### Materials provided

%%

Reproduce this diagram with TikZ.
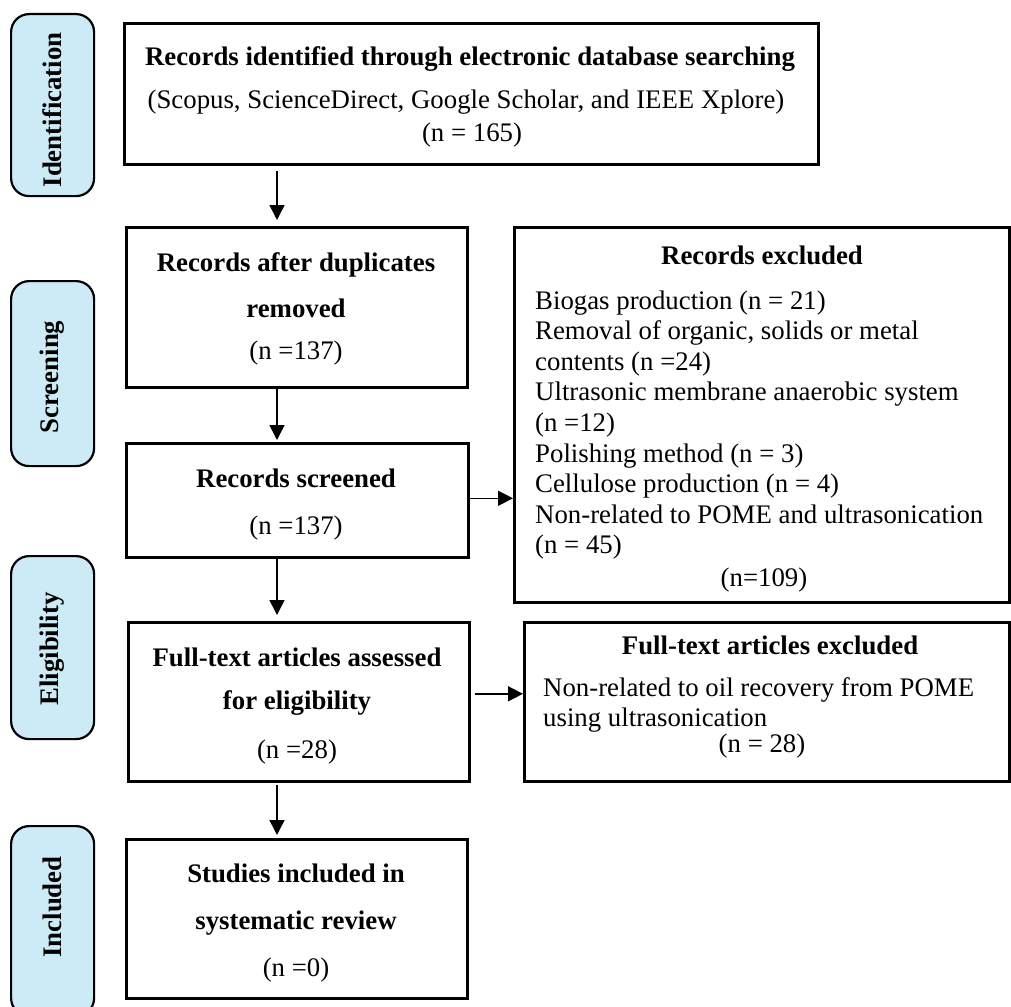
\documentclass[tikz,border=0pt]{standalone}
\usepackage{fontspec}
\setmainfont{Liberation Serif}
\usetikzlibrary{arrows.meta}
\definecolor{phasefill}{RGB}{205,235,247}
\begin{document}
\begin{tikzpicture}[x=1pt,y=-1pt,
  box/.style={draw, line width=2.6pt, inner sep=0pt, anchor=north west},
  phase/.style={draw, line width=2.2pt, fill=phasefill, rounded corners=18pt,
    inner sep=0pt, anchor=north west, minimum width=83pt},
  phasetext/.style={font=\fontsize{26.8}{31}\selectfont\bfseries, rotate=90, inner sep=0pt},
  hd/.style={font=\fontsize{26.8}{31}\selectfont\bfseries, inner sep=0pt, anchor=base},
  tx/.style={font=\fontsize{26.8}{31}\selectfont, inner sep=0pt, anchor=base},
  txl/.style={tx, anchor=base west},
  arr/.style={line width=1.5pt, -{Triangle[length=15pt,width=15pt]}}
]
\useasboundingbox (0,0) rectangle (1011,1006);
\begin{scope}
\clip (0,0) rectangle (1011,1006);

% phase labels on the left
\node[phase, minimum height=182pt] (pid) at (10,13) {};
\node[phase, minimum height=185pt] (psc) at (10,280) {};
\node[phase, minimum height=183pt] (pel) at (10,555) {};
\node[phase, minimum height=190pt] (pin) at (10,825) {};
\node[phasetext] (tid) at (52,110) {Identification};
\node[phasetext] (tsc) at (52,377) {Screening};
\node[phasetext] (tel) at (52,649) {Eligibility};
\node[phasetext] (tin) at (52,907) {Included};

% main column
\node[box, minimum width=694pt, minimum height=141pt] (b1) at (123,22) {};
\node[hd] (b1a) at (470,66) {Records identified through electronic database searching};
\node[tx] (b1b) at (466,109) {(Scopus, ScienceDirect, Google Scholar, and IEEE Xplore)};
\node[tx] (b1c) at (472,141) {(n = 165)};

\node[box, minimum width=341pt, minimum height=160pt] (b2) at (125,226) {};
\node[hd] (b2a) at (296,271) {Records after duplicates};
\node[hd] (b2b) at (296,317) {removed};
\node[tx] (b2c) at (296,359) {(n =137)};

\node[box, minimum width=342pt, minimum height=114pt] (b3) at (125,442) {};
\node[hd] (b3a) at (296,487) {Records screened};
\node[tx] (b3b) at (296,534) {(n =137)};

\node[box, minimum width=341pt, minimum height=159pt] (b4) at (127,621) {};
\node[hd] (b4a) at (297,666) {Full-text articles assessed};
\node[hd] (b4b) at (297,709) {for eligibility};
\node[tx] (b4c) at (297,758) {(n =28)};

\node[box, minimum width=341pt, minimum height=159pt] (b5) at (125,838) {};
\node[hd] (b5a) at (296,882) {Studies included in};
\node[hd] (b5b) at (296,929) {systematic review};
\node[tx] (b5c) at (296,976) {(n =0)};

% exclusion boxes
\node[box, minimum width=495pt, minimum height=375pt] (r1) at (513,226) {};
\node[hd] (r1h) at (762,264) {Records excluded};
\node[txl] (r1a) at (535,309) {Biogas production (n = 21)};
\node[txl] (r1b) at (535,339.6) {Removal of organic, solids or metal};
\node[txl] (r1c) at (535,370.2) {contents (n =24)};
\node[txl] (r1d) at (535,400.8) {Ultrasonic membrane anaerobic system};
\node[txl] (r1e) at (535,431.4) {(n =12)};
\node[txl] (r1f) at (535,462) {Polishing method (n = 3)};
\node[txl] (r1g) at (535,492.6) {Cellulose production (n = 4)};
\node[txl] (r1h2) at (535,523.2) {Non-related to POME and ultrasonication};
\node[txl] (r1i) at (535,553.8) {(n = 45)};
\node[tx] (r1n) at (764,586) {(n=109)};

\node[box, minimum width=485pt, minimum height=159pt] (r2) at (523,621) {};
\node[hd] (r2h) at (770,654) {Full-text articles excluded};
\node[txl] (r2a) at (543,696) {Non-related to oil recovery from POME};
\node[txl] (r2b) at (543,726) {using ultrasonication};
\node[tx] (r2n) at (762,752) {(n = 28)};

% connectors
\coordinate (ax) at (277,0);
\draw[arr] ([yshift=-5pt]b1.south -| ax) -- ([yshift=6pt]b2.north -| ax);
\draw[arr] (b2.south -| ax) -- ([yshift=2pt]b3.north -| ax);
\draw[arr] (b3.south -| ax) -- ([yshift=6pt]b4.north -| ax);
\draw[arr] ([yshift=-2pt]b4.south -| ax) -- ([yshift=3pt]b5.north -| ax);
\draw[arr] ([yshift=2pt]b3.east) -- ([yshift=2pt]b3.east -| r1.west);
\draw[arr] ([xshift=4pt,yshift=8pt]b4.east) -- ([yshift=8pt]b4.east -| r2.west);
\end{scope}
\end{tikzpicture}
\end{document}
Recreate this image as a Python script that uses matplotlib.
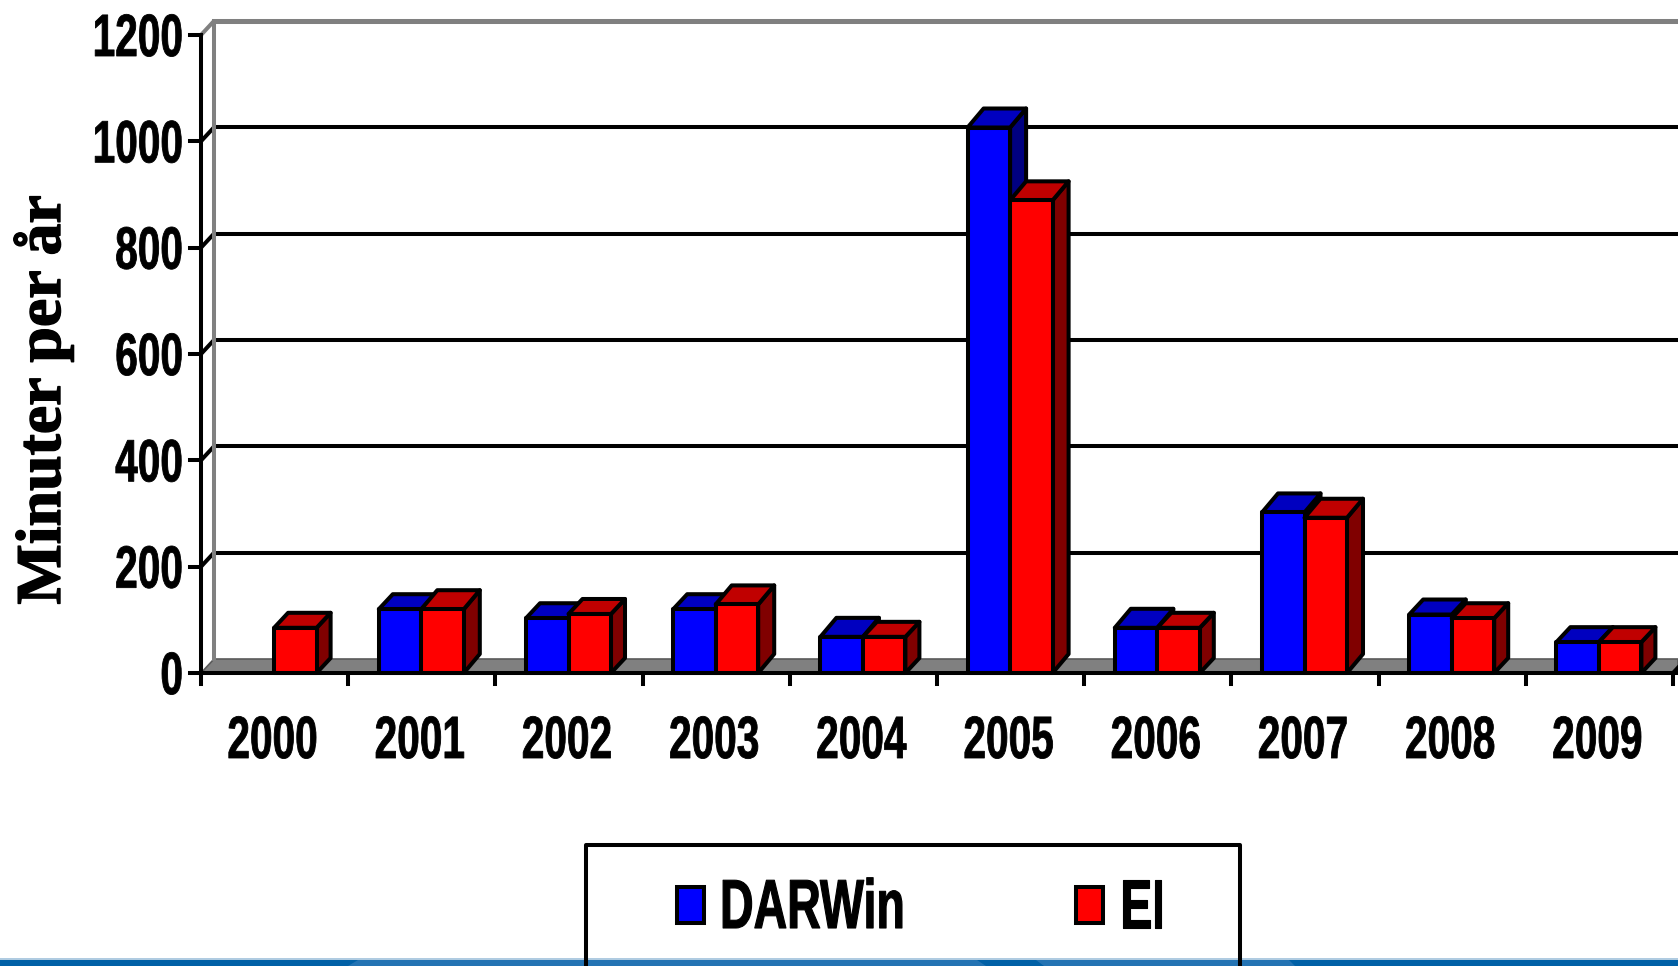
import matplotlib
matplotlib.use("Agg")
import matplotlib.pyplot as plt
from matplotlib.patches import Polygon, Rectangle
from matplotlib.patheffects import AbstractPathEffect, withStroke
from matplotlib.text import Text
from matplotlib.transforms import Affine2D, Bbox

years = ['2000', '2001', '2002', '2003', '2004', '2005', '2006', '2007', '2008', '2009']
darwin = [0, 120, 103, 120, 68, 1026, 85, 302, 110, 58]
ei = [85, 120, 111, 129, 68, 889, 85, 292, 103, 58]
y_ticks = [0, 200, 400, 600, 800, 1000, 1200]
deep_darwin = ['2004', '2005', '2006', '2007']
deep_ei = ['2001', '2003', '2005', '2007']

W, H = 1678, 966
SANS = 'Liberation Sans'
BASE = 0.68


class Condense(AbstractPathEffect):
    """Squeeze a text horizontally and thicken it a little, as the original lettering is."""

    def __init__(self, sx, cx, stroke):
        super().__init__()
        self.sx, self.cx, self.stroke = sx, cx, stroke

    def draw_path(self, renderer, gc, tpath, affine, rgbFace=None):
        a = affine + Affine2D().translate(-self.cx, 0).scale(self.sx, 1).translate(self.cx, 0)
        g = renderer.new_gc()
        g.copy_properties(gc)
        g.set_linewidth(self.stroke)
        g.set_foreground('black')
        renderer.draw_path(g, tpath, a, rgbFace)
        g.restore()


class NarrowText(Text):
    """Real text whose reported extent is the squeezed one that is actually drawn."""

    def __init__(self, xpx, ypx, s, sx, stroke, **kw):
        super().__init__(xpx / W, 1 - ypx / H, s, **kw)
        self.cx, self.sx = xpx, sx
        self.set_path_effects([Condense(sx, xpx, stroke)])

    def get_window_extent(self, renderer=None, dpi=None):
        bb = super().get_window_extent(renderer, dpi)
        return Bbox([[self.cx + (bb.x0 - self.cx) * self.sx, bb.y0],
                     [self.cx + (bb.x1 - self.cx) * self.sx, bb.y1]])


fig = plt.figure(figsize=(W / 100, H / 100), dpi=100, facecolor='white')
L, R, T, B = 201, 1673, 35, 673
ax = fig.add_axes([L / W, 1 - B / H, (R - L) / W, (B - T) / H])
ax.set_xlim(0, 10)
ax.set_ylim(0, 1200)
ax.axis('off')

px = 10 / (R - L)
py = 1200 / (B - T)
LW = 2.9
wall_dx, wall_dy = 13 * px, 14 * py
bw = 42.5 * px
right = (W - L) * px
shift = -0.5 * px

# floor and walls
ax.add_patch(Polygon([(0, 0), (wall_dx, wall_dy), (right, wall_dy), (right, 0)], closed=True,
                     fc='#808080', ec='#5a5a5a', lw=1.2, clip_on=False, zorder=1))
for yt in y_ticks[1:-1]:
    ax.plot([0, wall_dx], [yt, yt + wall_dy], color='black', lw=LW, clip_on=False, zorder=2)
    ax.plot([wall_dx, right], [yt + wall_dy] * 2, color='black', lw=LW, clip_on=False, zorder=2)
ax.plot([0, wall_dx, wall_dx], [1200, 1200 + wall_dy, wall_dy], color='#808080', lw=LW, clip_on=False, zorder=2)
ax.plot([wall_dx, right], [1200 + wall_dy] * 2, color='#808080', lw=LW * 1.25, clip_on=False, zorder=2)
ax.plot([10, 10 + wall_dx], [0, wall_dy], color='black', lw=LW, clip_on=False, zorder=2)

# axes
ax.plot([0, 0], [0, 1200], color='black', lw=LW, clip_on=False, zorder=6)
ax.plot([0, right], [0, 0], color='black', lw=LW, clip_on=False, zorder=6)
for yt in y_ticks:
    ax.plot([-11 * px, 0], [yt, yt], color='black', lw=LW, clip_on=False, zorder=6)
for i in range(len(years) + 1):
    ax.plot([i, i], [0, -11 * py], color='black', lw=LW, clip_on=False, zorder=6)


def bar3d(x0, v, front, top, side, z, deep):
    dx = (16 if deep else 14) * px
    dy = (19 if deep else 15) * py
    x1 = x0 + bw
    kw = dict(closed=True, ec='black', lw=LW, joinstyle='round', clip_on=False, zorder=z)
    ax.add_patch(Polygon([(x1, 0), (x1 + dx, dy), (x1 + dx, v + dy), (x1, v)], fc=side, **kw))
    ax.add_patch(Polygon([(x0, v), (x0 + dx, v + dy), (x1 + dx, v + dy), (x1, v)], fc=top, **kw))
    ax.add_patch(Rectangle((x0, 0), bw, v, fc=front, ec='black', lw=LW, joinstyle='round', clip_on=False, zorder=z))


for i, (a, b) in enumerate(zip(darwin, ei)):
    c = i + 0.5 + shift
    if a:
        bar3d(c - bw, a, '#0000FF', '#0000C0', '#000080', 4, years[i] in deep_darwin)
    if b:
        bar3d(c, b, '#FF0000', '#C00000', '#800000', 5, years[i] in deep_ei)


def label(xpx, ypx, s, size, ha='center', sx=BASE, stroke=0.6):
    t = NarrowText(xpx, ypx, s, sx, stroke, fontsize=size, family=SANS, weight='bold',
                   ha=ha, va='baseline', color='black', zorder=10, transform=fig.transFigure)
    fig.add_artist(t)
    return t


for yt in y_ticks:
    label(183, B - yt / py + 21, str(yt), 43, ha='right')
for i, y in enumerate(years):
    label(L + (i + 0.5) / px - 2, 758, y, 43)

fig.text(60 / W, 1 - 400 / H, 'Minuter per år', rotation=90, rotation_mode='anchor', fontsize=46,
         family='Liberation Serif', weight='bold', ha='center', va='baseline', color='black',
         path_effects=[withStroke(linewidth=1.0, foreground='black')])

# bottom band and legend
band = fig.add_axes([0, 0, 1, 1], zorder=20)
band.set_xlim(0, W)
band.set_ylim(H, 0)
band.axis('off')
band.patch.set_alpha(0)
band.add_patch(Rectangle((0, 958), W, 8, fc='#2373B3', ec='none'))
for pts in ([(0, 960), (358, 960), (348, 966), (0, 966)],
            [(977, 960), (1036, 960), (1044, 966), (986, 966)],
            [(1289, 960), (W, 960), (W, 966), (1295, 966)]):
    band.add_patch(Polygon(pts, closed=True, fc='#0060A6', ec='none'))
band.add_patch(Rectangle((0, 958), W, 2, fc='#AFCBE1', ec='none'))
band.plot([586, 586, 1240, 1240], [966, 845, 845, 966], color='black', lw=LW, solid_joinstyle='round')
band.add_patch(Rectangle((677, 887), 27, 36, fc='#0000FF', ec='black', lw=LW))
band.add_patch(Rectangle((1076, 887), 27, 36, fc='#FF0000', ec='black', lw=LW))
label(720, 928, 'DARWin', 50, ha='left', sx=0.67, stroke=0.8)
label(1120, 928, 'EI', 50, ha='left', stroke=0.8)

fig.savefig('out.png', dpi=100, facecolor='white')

%%

Starting at the first line of the material, output exactly the lines up to and including the one with "(b3b) at (296,534)". Do not include the pictures.

Reproduce this diagram with TikZ.
\documentclass[tikz,border=0pt]{standalone}
\usepackage{fontspec}
\setmainfont{Liberation Serif}
\usetikzlibrary{arrows.meta}
\definecolor{phasefill}{RGB}{205,235,247}
\begin{document}
\begin{tikzpicture}[x=1pt,y=-1pt,
  box/.style={draw, line width=2.6pt, inner sep=0pt, anchor=north west},
  phase/.style={draw, line width=2.2pt, fill=phasefill, rounded corners=18pt,
    inner sep=0pt, anchor=north west, minimum width=83pt},
  phasetext/.style={font=\fontsize{26.8}{31}\selectfont\bfseries, rotate=90, inner sep=0pt},
  hd/.style={font=\fontsize{26.8}{31}\selectfont\bfseries, inner sep=0pt, anchor=base},
  tx/.style={font=\fontsize{26.8}{31}\selectfont, inner sep=0pt, anchor=base},
  txl/.style={tx, anchor=base west},
  arr/.style={line width=1.5pt, -{Triangle[length=15pt,width=15pt]}}
]
\useasboundingbox (0,0) rectangle (1011,1006);
\begin{scope}
\clip (0,0) rectangle (1011,1006);

% phase labels on the left
\node[phase, minimum height=182pt] (pid) at (10,13) {};
\node[phase, minimum height=185pt] (psc) at (10,280) {};
\node[phase, minimum height=183pt] (pel) at (10,555) {};
\node[phase, minimum height=190pt] (pin) at (10,825) {};
\node[phasetext] (tid) at (52,110) {Identification};
\node[phasetext] (tsc) at (52,377) {Screening};
\node[phasetext] (tel) at (52,649) {Eligibility};
\node[phasetext] (tin) at (52,907) {Included};

% main column
\node[box, minimum width=694pt, minimum height=141pt] (b1) at (123,22) {};
\node[hd] (b1a) at (470,66) {Records identified through electronic database searching};
\node[tx] (b1b) at (466,109) {(Scopus, ScienceDirect, Google Scholar, and IEEE Xplore)};
\node[tx] (b1c) at (472,141) {(n = 165)};

\node[box, minimum width=341pt, minimum height=160pt] (b2) at (125,226) {};
\node[hd] (b2a) at (296,271) {Records after duplicates};
\node[hd] (b2b) at (296,317) {removed};
\node[tx] (b2c) at (296,359) {(n =137)};

\node[box, minimum width=342pt, minimum height=114pt] (b3) at (125,442) {};
\node[hd] (b3a) at (296,487) {Records screened};
\node[tx] (b3b) at (296,534) {(n =137)};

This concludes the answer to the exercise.